When I said yesterday that the right to vote was increasingly being treated as a partisan political game, I had no way to know that a very prominent Republican politician would supply an instant illustration, per a report from the Bergen Record:
Governor Christie pushed further into the contentious debate over voting rights than ever before, saying Tuesday that Republicans need to win gubernatorial races this year so that they’re the ones controlling “voting mechanisms” going into the next presidential election….
Governor Christie pushed further into the contentious debate over voting rights than ever before, saying Tuesday that Republicans need to win gubernatorial races this year so that they’re the ones controlling “voting mechanisms” going into the next presidential election.
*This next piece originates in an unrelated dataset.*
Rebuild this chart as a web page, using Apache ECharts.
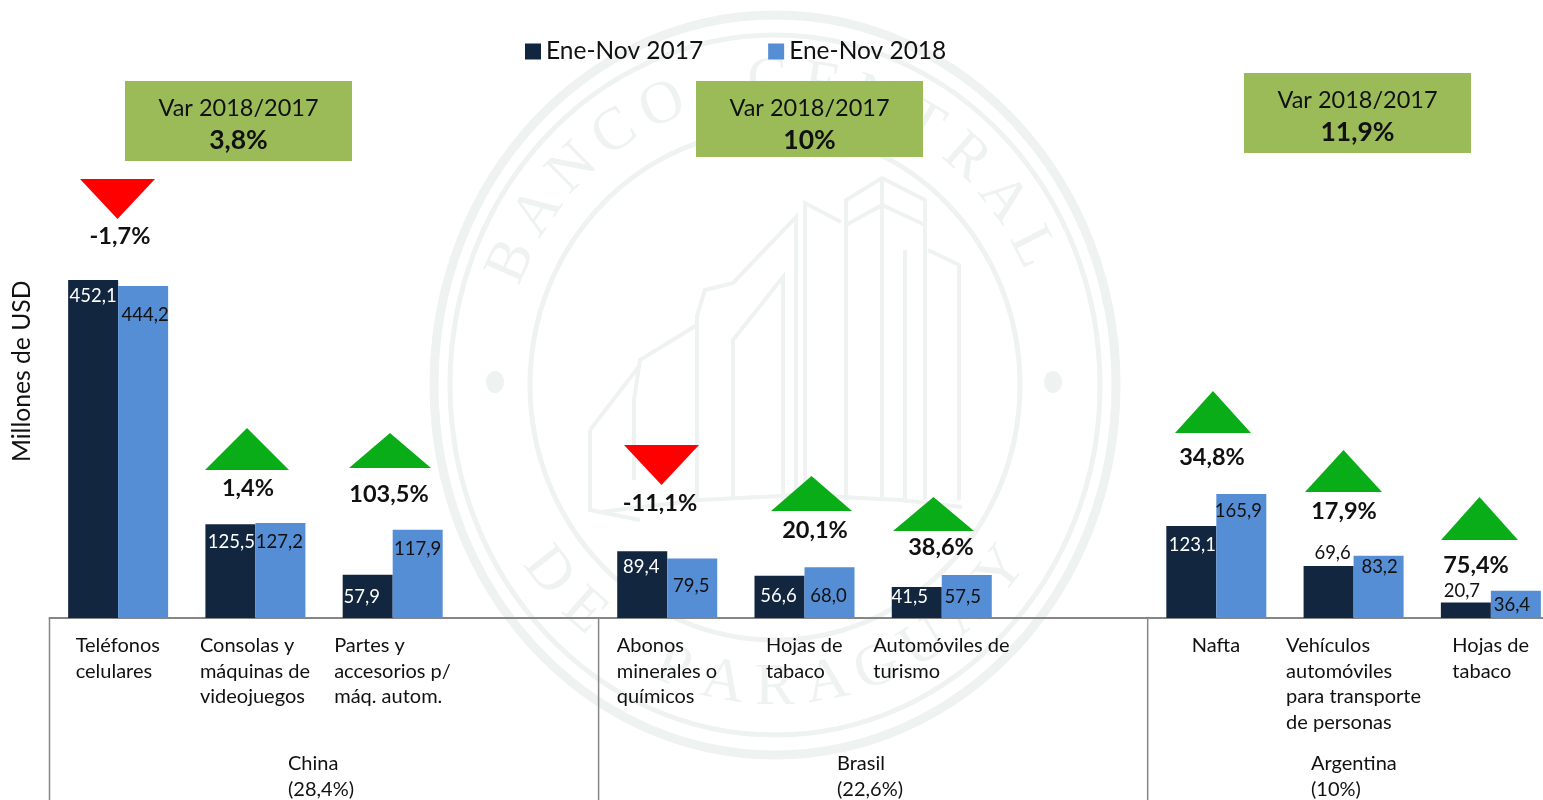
<!DOCTYPE html>
<html><head><meta charset="utf-8">
<style>html,body{margin:0;padding:0;background:#fff}#c{width:1543px;height:800px}</style>
<script src="https://cdn.jsdelivr.net/npm/echarts@6/dist/echarts.min.js"></script>
</head><body><div id="c"></div>
<script>
const categories = ['Teléfonos\ncelulares','Consolas y\nmáquinas de\nvideojuegos','Partes y\naccesorios p/\nmáq. autom.','',
  'Abonos\nminerales o\nquímicos','Hojas de\ntabaco','Automóviles de\nturismo','',
  'Nafta','Vehículos\nautomóviles\npara transporte\nde personas','Hojas de\ntabaco'];
const values2017 = [452.1,125.5,57.9,null,89.4,56.6,41.5,null,123.1,69.6,20.7];
const values2018 = [444.2,127.2,117.9,null,79.5,68.0,57.5,null,165.9,83.2,36.4];
const seriesNames = ['Ene-Nov 2017','Ene-Nov 2018'];
const groupNames = ['China\n(28,4%)','Brasil\n(22,6%)','Argentina\n(10%)'];
const groupSpans = [[0,4],[4,8],[8,11]];
const varTitle = 'Var 2018/2017';
const varValues = ['3,8%','10%','11,9%'];
const changeLabels = ['-1,7%','1,4%','103,5%','-11,1%','20,1%','38,6%','34,8%','17,9%','75,4%'];

/* layout (pixels / styling only) */
const FONT='Lato', DARK='#132640', BLUE='#558ED5', GREEN='#09AD17', RED='#FF0000', WM='#EEF2F1', AXIS='#868686';
const GL=49.5, GW=1510, SLOT=GW/11, BASE=618, YMAX=660, GTOP=BASE-YMAX*0.7476;
const varBoxes=[[125,81,227,80],[696,81,227,76],[1244,73,227,80]];
const groupLabelX=[288,837,1311];
const arrows=[ // x0,x1,yBase,yTip,textX,textY
 [80,155,179,219,120,236],[205,289,470,428,248,488],[349,431,468,433,389,494],
 [624,699,445,485,660,503],[771,852,511,476,815,530],[893,974,531,497,941,547],
 [1175,1251,433,391,1212,457],[1305,1382,492,450,1344,511],[1441,1518,540,497,1476,565]];
const off17=[[0,2],[1,3],[-6,8],null,[-1,1],[-1,6],[-7,-4],null,[1,5],[4,2],[-4,3]];
const off18=[[2,15],[-1,5],[0,5],null,[-1,13],[-1,14],[-4,8],null,[-3,3],[1,-3],[-4,0]];
const outsideTop=[9,10];

const mctx=document.createElement('canvas').getContext('2d');
function blockWidth(t,size){mctx.font=size+'px '+FONT;return Math.ceil(Math.max(...t.split('\n').map(s=>mctx.measureText(s).width)));}
const rich={};categories.forEach((c,i)=>{rich['w'+i]={width:blockWidth(c,20),align:'left',fontFamily:FONT,fontSize:20,lineHeight:25.5,color:'#111'};});

function fmt(v){return v.toFixed(1).replace('.',',');}
function barData(vals,offs,colorIn,dark){return vals.map((v,i)=>{
  if(v==null)return null;
  const out=dark&&outsideTop.includes(i);
  return {value:v,label:{position:out?'top':'insideTop',offset:offs[i],color:out?'#111':colorIn}};
});}

const g=[];
// watermark
[[341,370,9],[325,350,5],[245,255,5]].forEach(r=>g.push({type:'ellipse',z:-5,silent:true,shape:{cx:775,cy:385,rx:r[0],ry:r[1]},style:{fill:'none',stroke:WM,lineWidth:r[2]}}));
[495,1053].forEach(x=>g.push({type:'ellipse',z:-5,silent:true,shape:{cx:x,cy:382,rx:9,ry:11},style:{fill:WM}}));
function wmText(str,a0,a1,bottom){const n=str.length;[...str].forEach((ch,i)=>{
  const a=(a0+(a1-a0)*i/(n-1))*Math.PI/180;
  const x=775+288*Math.sin(a), y=385-303*Math.cos(a);
  g.push({type:'text',z:-5,silent:true,x:x,y:y,rotation:bottom?-(a-Math.PI):-a,style:{text:ch,x:0,y:0,fill:WM,font:'60px "Liberation Serif"',align:'center',verticalAlign:'middle'}});
});}
wmText('BANCO CENTRAL',-66,63,false);
wmText('DE PARAGUAY',-128,-232,true);
[[[846,500],[846,200],[882,178],[925,200],[925,500]],[[882,178],[882,500]],[[846,225],[882,205],[925,225]],
 [[805,500],[805,203],[841,222]],[[796,500],[796,217],[733,283],[705,290],[697,316],[697,500]],
 [[783,500],[783,277],[733,340],[733,500]],[[928,250],[959,265],[959,500]],[[905,250],[905,500]],
 [[697,325],[640,360],[634,400],[634,480]],[[590,430],[590,510],[640,520]],[[590,430],[640,365]],
 [[600,512],[700,500],[800,495],[900,500],[962,507]]].forEach(p=>g.push({type:'polyline',z:-5,silent:true,shape:{points:p},style:{fill:'none',stroke:WM,lineWidth:4}}));
// var boxes
varBoxes.forEach((b,i)=>{
  g.push({type:'rect',z:20,shape:{x:b[0],y:b[1],width:b[2],height:b[3]},style:{fill:'#9BBB59'}});
  g.push({type:'text',z:21,x:b[0]+b[2]/2,y:b[1]+27,style:{text:varTitle,font:'23.5px '+FONT,fill:'#111',align:'center',verticalAlign:'middle'}});
  g.push({type:'text',z:21,x:b[0]+b[2]/2,y:b[1]+59.5,style:{text:varValues[i],font:'bold 26.5px '+FONT,fill:'#111',align:'center',verticalAlign:'middle'}});
});
// change arrows
arrows.forEach((a,i)=>{
  g.push({type:'polygon',z:15,shape:{points:[[a[0],a[2]],[a[1],a[2]],[(a[0]+a[1])/2,a[3]]]},style:{fill:a[3]>a[2]?RED:GREEN}});
  g.push({type:'text',z:16,x:a[4],y:a[5]+0.5,style:{text:changeLabels[i],font:'bold 23.5px '+FONT,fill:'#111',align:'center',verticalAlign:'middle'}});
});
// separators and group labels
groupSpans.forEach((s,i)=>{
  const x=GL+SLOT*s[0];
  g.push({type:'line',z:5,shape:{x1:x,y1:BASE,x2:x,y2:800},style:{stroke:AXIS,lineWidth:1.5}});
  g.push({type:'text',z:5,x:groupLabelX[i],y:751,style:{text:groupNames[i],font:'20px '+FONT,fill:'#111',lineHeight:25.5,align:'left',verticalAlign:'top'}});
});

const common={type:'bar',barWidth:50,barGap:0,animation:false};
const labelBase={show:true,formatter:p=>fmt(p.value),fontFamily:FONT,fontSize:18.5};
echarts.init(document.getElementById('c'),null,{renderer:'canvas'}).setOption({
  animation:false,
  textStyle:{fontFamily:FONT},
  legend:{left:520,top:34,itemWidth:16,itemHeight:16,itemGap:65,icon:'rect',data:seriesNames,
    textStyle:{fontFamily:FONT,fontSize:24.5,color:'#111'},selectedMode:false},
  grid:{left:GL,width:GW,top:GTOP,height:BASE-GTOP,outerBoundsMode:'none'},
  xAxis:{type:'category',data:categories,axisTick:{show:false},
    axisLine:{lineStyle:{color:AXIS,width:2}},
    axisLabel:{interval:0,margin:15,hideOverlap:false,rich,
      formatter:(v,i)=>v?v.split('\n').map(s=>'{w'+i+'|'+s+'}').join('\n'):''}},
  yAxis:{type:'value',min:0,max:YMAX,name:'Millones de USD',nameLocation:'middle',nameGap:15,
    nameTextStyle:{fontFamily:FONT,fontSize:24.7,color:'#111'},
    axisLine:{show:false},axisTick:{show:false},axisLabel:{show:false},splitLine:{show:false}},
  series:[
    {...common,name:seriesNames[0],itemStyle:{color:DARK},label:{...labelBase},data:barData(values2017,off17,'#fff',true)},
    {...common,name:seriesNames[1],itemStyle:{color:BLUE},label:{...labelBase},data:barData(values2018,off18,'#111',false)}
  ],
  graphic:{elements:g}
});
</script></body></html>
“Would you rather have Rick Scott in Florida overseeing the voting mechanism, or Charlie Crist? Would you rather have Scott Walker in Wisconsin overseeing the voting mechanism, or would you rather have Mary Burke? Who would you rather have in Ohio, John Kasich or Ed FitzGerald?” he asked.
Brother Benen commented archly:
I’m not sure which is worse: the prospect of Christie making these remarks without thinking them through or Christie making these remarks because he’s already thought this through.
In theory, in a functioning democracy, control over “voting mechanisms” shouldn’t dictate election outcomes. Citizens consider the candidates, they cast their ballots, the ballots are counted, and the winner takes office. It’s supposed to be non-partisan – indeed, the oversight of the elections process must be professional and detached from politics in order to maintain the integrity of the system itself.
So what exactly is Chris Christie suggesting here?….
[P]olitical scientist Norm Ornstein paraphrased Christie’s comments this way: “How can we cheat on vote counts if we don’t control the governorships?”
Yep, Republicans are treating the right to vote as discretionary, depending on their party’s needs, which makes voter suppression just another day at the office.